• GOAL:
Give back every line exactly as it appears, pictures excluded.

• PROVIDED MATERIAL:
>>
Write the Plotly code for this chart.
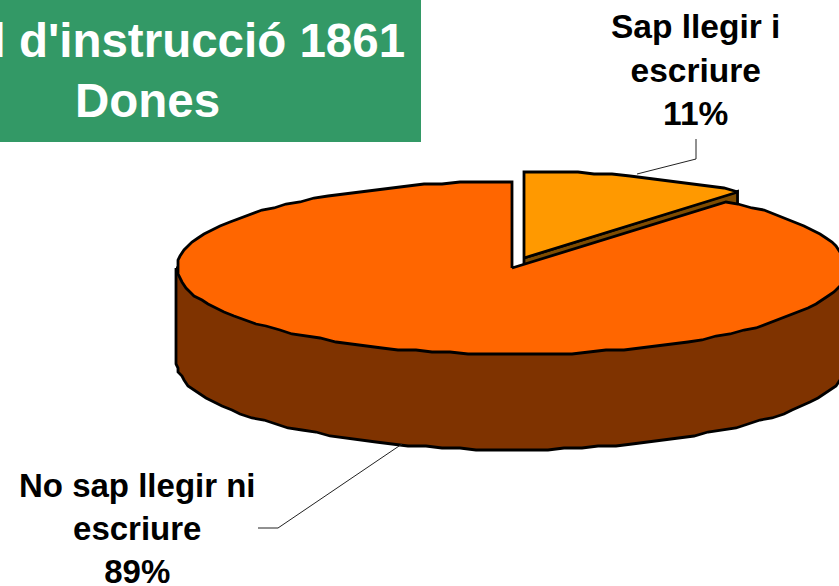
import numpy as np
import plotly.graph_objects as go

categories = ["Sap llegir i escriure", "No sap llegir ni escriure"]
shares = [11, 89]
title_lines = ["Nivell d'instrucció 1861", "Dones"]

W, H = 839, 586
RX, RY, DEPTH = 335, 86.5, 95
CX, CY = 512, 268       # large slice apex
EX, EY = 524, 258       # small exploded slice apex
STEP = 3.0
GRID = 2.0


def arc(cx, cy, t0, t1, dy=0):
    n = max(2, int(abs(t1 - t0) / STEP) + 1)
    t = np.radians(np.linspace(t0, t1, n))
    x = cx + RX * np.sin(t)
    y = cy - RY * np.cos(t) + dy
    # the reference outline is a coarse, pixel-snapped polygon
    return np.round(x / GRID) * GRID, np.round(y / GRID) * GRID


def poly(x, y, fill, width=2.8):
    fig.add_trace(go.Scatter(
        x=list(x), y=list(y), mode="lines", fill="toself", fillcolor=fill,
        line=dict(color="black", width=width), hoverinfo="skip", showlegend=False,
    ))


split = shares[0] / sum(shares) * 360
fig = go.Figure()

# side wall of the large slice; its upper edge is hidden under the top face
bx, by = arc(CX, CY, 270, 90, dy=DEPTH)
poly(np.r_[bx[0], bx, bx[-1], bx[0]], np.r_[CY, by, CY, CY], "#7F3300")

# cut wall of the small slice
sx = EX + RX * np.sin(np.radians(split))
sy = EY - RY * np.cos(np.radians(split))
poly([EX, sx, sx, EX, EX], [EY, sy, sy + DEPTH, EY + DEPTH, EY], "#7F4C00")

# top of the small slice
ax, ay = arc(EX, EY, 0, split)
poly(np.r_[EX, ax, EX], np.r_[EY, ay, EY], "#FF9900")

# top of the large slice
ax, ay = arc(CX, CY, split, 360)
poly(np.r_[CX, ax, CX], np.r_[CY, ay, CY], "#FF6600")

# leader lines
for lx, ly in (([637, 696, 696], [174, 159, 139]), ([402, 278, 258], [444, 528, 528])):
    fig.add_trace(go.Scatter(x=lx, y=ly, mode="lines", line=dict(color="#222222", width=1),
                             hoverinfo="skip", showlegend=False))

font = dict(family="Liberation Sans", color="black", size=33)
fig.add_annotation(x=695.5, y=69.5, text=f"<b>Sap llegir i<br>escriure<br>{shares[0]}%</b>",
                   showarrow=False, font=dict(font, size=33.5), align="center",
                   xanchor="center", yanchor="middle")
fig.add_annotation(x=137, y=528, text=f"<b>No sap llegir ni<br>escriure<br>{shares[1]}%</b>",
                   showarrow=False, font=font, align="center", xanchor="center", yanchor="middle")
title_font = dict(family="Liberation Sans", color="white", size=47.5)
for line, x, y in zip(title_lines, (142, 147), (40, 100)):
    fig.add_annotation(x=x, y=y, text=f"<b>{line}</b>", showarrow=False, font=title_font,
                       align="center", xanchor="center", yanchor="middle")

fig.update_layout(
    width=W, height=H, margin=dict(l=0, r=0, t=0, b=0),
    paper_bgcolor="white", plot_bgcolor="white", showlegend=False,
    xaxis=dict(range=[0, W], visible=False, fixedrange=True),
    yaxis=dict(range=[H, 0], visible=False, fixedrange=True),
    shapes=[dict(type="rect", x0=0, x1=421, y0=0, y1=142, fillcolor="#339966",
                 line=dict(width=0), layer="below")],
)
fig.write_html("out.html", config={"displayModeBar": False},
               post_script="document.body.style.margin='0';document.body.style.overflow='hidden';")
<<
• RIGHT ANSWER:
Write the Plotly code for this chart.
import numpy as np
import plotly.graph_objects as go

categories = ["Sap llegir i escriure", "No sap llegir ni escriure"]
shares = [11, 89]
title_lines = ["Nivell d'instrucció 1861", "Dones"]

W, H = 839, 586
RX, RY, DEPTH = 335, 86.5, 95
CX, CY = 512, 268       # large slice apex
EX, EY = 524, 258       # small exploded slice apex
STEP = 3.0
GRID = 2.0


def arc(cx, cy, t0, t1, dy=0):
    n = max(2, int(abs(t1 - t0) / STEP) + 1)
    t = np.radians(np.linspace(t0, t1, n))
    x = cx + RX * np.sin(t)
    y = cy - RY * np.cos(t) + dy
    # the reference outline is a coarse, pixel-snapped polygon
    return np.round(x / GRID) * GRID, np.round(y / GRID) * GRID


def poly(x, y, fill, width=2.8):
    fig.add_trace(go.Scatter(
        x=list(x), y=list(y), mode="lines", fill="toself", fillcolor=fill,
        line=dict(color="black", width=width), hoverinfo="skip", showlegend=False,
    ))


split = shares[0] / sum(shares) * 360
fig = go.Figure()

# side wall of the large slice; its upper edge is hidden under the top face
bx, by = arc(CX, CY, 270, 90, dy=DEPTH)
poly(np.r_[bx[0], bx, bx[-1], bx[0]], np.r_[CY, by, CY, CY], "#7F3300")

# cut wall of the small slice
sx = EX + RX * np.sin(np.radians(split))
sy = EY - RY * np.cos(np.radians(split))
poly([EX, sx, sx, EX, EX], [EY, sy, sy + DEPTH, EY + DEPTH, EY], "#7F4C00")

# top of the small slice
ax, ay = arc(EX, EY, 0, split)
poly(np.r_[EX, ax, EX], np.r_[EY, ay, EY], "#FF9900")

# top of the large slice
ax, ay = arc(CX, CY, split, 360)
poly(np.r_[CX, ax, CX], np.r_[CY, ay, CY], "#FF6600")

# leader lines
for lx, ly in (([637, 696, 696], [174, 159, 139]), ([402, 278, 258], [444, 528, 528])):
    fig.add_trace(go.Scatter(x=lx, y=ly, mode="lines", line=dict(color="#222222", width=1),
                             hoverinfo="skip", showlegend=False))

font = dict(family="Liberation Sans", color="black", size=33)
fig.add_annotation(x=695.5, y=69.5, text=f"<b>Sap llegir i<br>escriure<br>{shares[0]}%</b>",
                   showarrow=False, font=dict(font, size=33.5), align="center",
                   xanchor="center", yanchor="middle")
fig.add_annotation(x=137, y=528, text=f"<b>No sap llegir ni<br>escriure<br>{shares[1]}%</b>",
                   showarrow=False, font=font, align="center", xanchor="center", yanchor="middle")
title_font = dict(family="Liberation Sans", color="white", size=47.5)
for line, x, y in zip(title_lines, (142, 147), (40, 100)):
    fig.add_annotation(x=x, y=y, text=f"<b>{line}</b>", showarrow=False, font=title_font,
                       align="center", xanchor="center", yanchor="middle")

fig.update_layout(
    width=W, height=H, margin=dict(l=0, r=0, t=0, b=0),
    paper_bgcolor="white", plot_bgcolor="white", showlegend=False,
    xaxis=dict(range=[0, W], visible=False, fixedrange=True),
    yaxis=dict(range=[H, 0], visible=False, fixedrange=True),
    shapes=[dict(type="rect", x0=0, x1=421, y0=0, y1=142, fillcolor="#339966",
                 line=dict(width=0), layer="below")],
)
fig.write_html("out.html", config={"displayModeBar": False},
               post_script="document.body.style.margin='0';document.body.style.overflow='hidden';")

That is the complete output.